Show all lines from the listing below that contain "seaborn".
Dataset rows start
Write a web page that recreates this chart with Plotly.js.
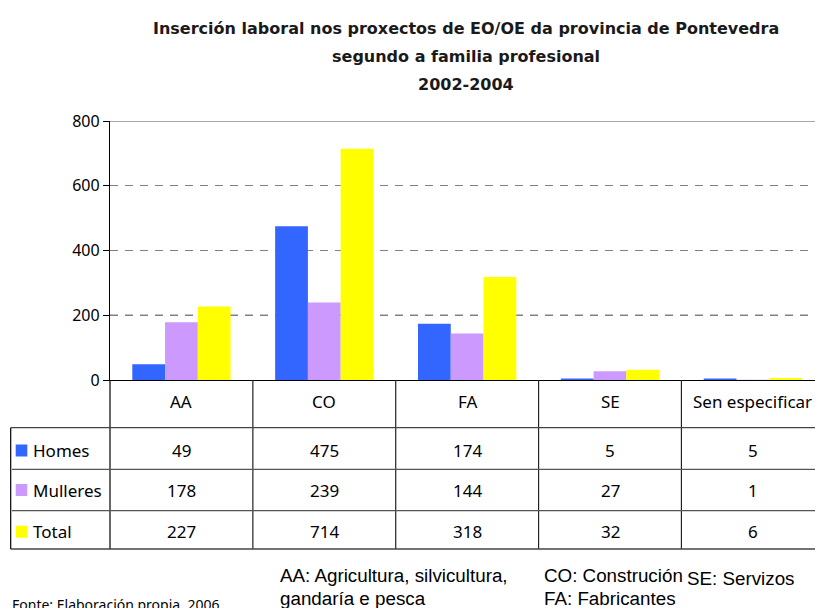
<!DOCTYPE html>
<html>
<head>
<meta charset="utf-8">
<script src="https://cdn.plot.ly/plotly-3.0.1.min.js"></script>
<style>html,body{margin:0;padding:0;background:#fff;}#chart{width:815px;height:608px;}</style>
</head>
<body>
<div id="chart"></div>
<script>
// ---- data ----
const categories = ['AA', 'CO', 'FA', 'SE', 'Sen especificar'];
const homes = [49, 475, 174, 5, 5];
const mulleres = [178, 239, 144, 27, 1];
const total = [227, 714, 318, 32, 6];
const seriesNames = ['Homes', 'Mulleres', 'Total'];
const seriesColors = ['#3366FF', '#CC99FF', '#FFFF00'];
const yTicks = [0, 200, 400, 600, 800];
const titleLines = ['Inserción laboral nos proxectos de EO/OE da provincia de Pontevedra', 'segundo a familia profesional', '2002-2004'];
const sourceNote = 'Fonte: Elaboración propia, 2006';
const legendNotes = [
  ['AA: Agricultura, silvicultura,', 'gandaría e pesca'],
  ['CO: Construción', 'FA: Fabricantes'],
  ['SE: Servizos']
];

// ---- layout geometry (pixels) ----
const W = 815, H = 608;
const L = 110, T = 121, B = 228;
const plotH = H - T - B, plotW = W - L;
const yp = Y => (H - B - Y) / plotH;
const xp = X => (X - L) / plotW;

const seriesValues = [homes, mulleres, total];
const xIdx = categories.map((c, i) => i);

const traces = seriesNames.map((n, s) => ({
  type: 'bar', name: n, x: xIdx, y: seriesValues[s],
  marker: {color: seriesColors[s], line: {width: 0}},
  hoverinfo: 'skip'
}));

const font = 'Noto Sans, DejaVu Sans, sans-serif';
const titleFont = 'DejaVu Sans, Noto Sans, sans-serif';
const shapes = [];
const annotations = [];

// top border at 800 (solid gray) and dark dashed 200 line
shapes.push({type: 'line', xref: 'paper', yref: 'y', x0: 0, x1: 1, y0: 800, y1: 800, line: {color: '#8c8c8c', width: 1.5}, layer: 'below'});
shapes.push({type: 'line', xref: 'paper', yref: 'y', x0: 0, x1: 1, y0: 200, y1: 200, line: {color: '#000000', width: 1, dash: '8px,7px'}, layer: 'below'});

// table geometry
const rowTop = 380, hdrBottom = 427.7, rowLines = [469.3, 510.7], tableBottom = 549;
const rowCenters = [450.5, 490, 531.7];
// left axis continuation
shapes.push({type: 'line', xref: 'paper', yref: 'paper', x0: 0, x1: 0, y0: yp(rowTop), y1: yp(tableBottom), line: {color: '#000', width: 1.2}});
// category separators
for (let i = 0; i < categories.length - 1; i++) {
  shapes.push({type: 'line', xref: 'x', yref: 'paper', x0: i + 0.5, x1: i + 0.5, y0: yp(rowTop), y1: yp(tableBottom), line: {color: '#222', width: 1.2}});
}
// horizontal lines
shapes.push({type: 'line', xref: 'paper', yref: 'paper', x0: xp(10.7), x1: 1, y0: yp(hdrBottom), y1: yp(hdrBottom), line: {color: '#444', width: 1.3}});
rowLines.forEach(Y => shapes.push({type: 'line', xref: 'paper', yref: 'paper', x0: xp(12), x1: 1, y0: yp(Y), y1: yp(Y), line: {color: '#555', width: 1.2}}));
shapes.push({type: 'line', xref: 'paper', yref: 'paper', x0: xp(10.7), x1: 1, y0: yp(tableBottom), y1: yp(tableBottom), line: {color: '#444', width: 1.3}});
shapes.push({type: 'line', xref: 'paper', yref: 'paper', x0: xp(10.7), x1: xp(10.7), y0: yp(hdrBottom), y1: yp(tableBottom), line: {color: '#000', width: 1.2}});

// category header labels
categories.forEach((c, i) => annotations.push({
  xref: 'x', yref: 'paper', x: i, y: yp(401), text: c, showarrow: false,
  xanchor: 'center', yanchor: 'middle', font: {family: font, size: 17, color: '#000'}
}));
// values and legend keys
seriesNames.forEach((n, s) => {
  const cy = rowCenters[s];
  shapes.push({type: 'rect', xref: 'paper', yref: 'paper', x0: xp(15.7), x1: xp(27.3), y0: yp(cy - 6), y1: yp(cy + 6), fillcolor: seriesColors[s], line: {width: 0}});
  annotations.push({xref: 'paper', yref: 'paper', x: xp(31), y: yp(cy), text: n, showarrow: false, xanchor: 'left', yanchor: 'middle', font: {family: font, size: 17, color: '#000'}});
  seriesValues[s].forEach((v, i) => annotations.push({
    xref: 'x', yref: 'paper', x: i, y: yp(cy), text: String(v), showarrow: false,
    xanchor: 'center', yanchor: 'middle', font: {family: font, size: 17, color: '#000'}
  }));
});

// title lines
const titleCenters = [28, 56, 84];
titleLines.forEach((t, k) => annotations.push({
  xref: 'paper', yref: 'paper', x: xp(466), y: yp(titleCenters[k]), text: '<b>' + t + '</b>', showarrow: false,
  xanchor: 'center', yanchor: 'middle', font: {family: titleFont, size: 16, color: '#1a1a1a'}
}));

// footer notes
const noteFont = {family: 'Liberation Sans, Arial, sans-serif', size: 18.8, color: '#000'};
const noteX = [278, 542, 685];
const noteTop = [563, 563, 566];
legendNotes.forEach((lines, k) => lines.forEach((t, j) => annotations.push({
  xref: 'paper', yref: 'paper', x: xp(noteX[k]), y: yp(noteTop[k] + j * 23), text: t, showarrow: false,
  xanchor: 'left', yanchor: 'top', font: noteFont
})));
annotations.push({xref: 'paper', yref: 'paper', x: xp(10), y: yp(593), text: sourceNote, showarrow: false,
  xanchor: 'left', yanchor: 'top', font: {family: font, size: 14, color: '#000'}});

const layout = {
  width: W, height: H,
  margin: {l: L, r: 0, t: T, b: B, pad: 0},
  paper_bgcolor: '#fff', plot_bgcolor: '#fff',
  showlegend: false,
  barmode: 'group', bargap: 0.312, bargroupgap: 0,
  xaxis: {range: [-0.5, 4.435], showticklabels: false, ticks: '', showgrid: false, zeroline: false,
    showline: true, linecolor: '#000', linewidth: 1.2, fixedrange: true},
  yaxis: {range: [0, 800], tickvals: yTicks, ticktext: yTicks.map(String), ticks: 'outside', ticklen: 6, tickcolor: '#000',
    showline: true, linecolor: '#000', linewidth: 1.2, showgrid: true, gridcolor: '#808080', griddash: '8px,7px',
    zeroline: false, tickfont: {family: font, size: 16, color: '#000'}, fixedrange: true},
  shapes: shapes,
  annotations: annotations
};

Plotly.newPlot('chart', traces, layout, {displayModeBar: false, staticPlot: true});
</script>
</body>
</html>
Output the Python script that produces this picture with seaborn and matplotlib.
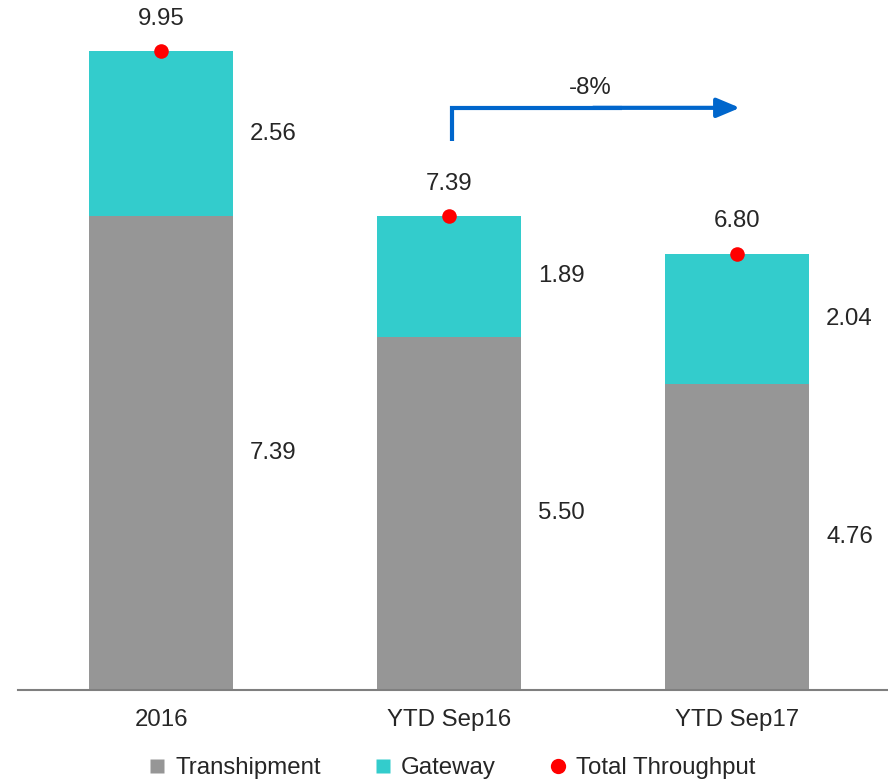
import matplotlib
matplotlib.use("Agg")
import matplotlib.pyplot as plt
from matplotlib.lines import Line2D
import seaborn as sns
import pandas as pd

categories = ["2016", "YTD Sep16", "YTD Sep17"]
transhipment = [7.39, 5.50, 4.76]
gateway = [2.56, 1.89, 2.04]
total = [9.95, 7.39, 6.80]
change_label = "-8%"

sns.set_theme(style="white")
plt.rcParams['font.family'] = ['Liberation Sans', 'DejaVu Sans']

GREY = "#969696"
TEAL = "#33CCCC"
RED = "#FF0000"
BLUE = "#0066CC"
TXT = "#262626"
FS = 17.3

df = pd.DataFrame({"cat": categories, "trans": transhipment, "gate": gateway, "total": total})

fig = plt.figure(figsize=(8.88, 7.82), dpi=100)
ax = fig.add_axes([18/888, 92/782, 870/888, 690/782])

sns.barplot(data=df, x="cat", y="total", color=TEAL, width=0.5, saturation=1, ax=ax,
            zorder=2, linewidth=0, edgecolor="none")
sns.barplot(data=df, x="cat", y="trans", color=GREY, width=0.5, saturation=1, ax=ax,
            zorder=3, linewidth=0, edgecolor="none")
ax.scatter(range(len(categories)), df["total"], s=110, color=RED, zorder=5, linewidths=0)

for i, (t, g, tot) in enumerate(zip(transhipment, gateway, total)):
    ax.text(i + 0.309, t / 2, f"{t:.2f}", ha="left", va="center", fontsize=FS, color=TXT)
    ax.text(i + 0.309, t + g / 2, f"{g:.2f}", ha="left", va="center", fontsize=FS, color=TXT)
    ax.text(i, tot + 0.5, f"{tot:.2f}", ha="center", va="center", fontsize=FS, color=TXT)

# change arrow
ax.plot([1.01, 1.01, 1.6], [8.56, 9.07, 9.07], color=BLUE, lw=3, solid_capstyle="butt",
        solid_joinstyle="miter", zorder=4)
ax.annotate("", xy=(2.01, 9.07), xytext=(1.5, 9.07),
            arrowprops=dict(arrowstyle="-|>,head_length=1.0,head_width=0.42", color=BLUE, lw=3,
                            mutation_scale=14, shrinkA=0, shrinkB=0), zorder=4)
ax.text(1.49, 9.38, change_label, ha="center", va="center", fontsize=FS, color=TXT)

ax.set_xlim(-0.497, 2.524)
ax.set_ylim(0, 10.75)
ax.set_xlabel("")
ax.set_ylabel("")
ax.set_yticks([])
ax.tick_params(axis="x", length=0, pad=14, labelsize=FS, labelcolor=TXT)
for s in ["top", "right", "left"]:
    ax.spines[s].set_visible(False)
ax.spines["bottom"].set_color("#7f7f7f")
ax.spines["bottom"].set_linewidth(1.5)
ax.spines["bottom"].set_zorder(6)

handles = [
    Line2D([], [], marker="s", color="none", markerfacecolor=GREY, markeredgecolor="none", markersize=10),
    Line2D([], [], marker="s", color="none", markerfacecolor=TEAL, markeredgecolor="none", markersize=10),
    Line2D([], [], marker="o", color="none", markerfacecolor=RED, markeredgecolor="none", markersize=11),
]
fig.legend(handles, ["Transhipment", "Gateway", "Total Throughput"], loc="center",
           bbox_to_anchor=(0.51, 0.018), ncol=3, frameon=False, fontsize=FS,
           handlelength=0.6, handletextpad=0.45, columnspacing=2.3, labelcolor=TXT)

fig.savefig("out.png", dpi=100)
Dataset rows end
• [The output]
Output the Python script that produces this picture with seaborn and matplotlib.
import seaborn as sns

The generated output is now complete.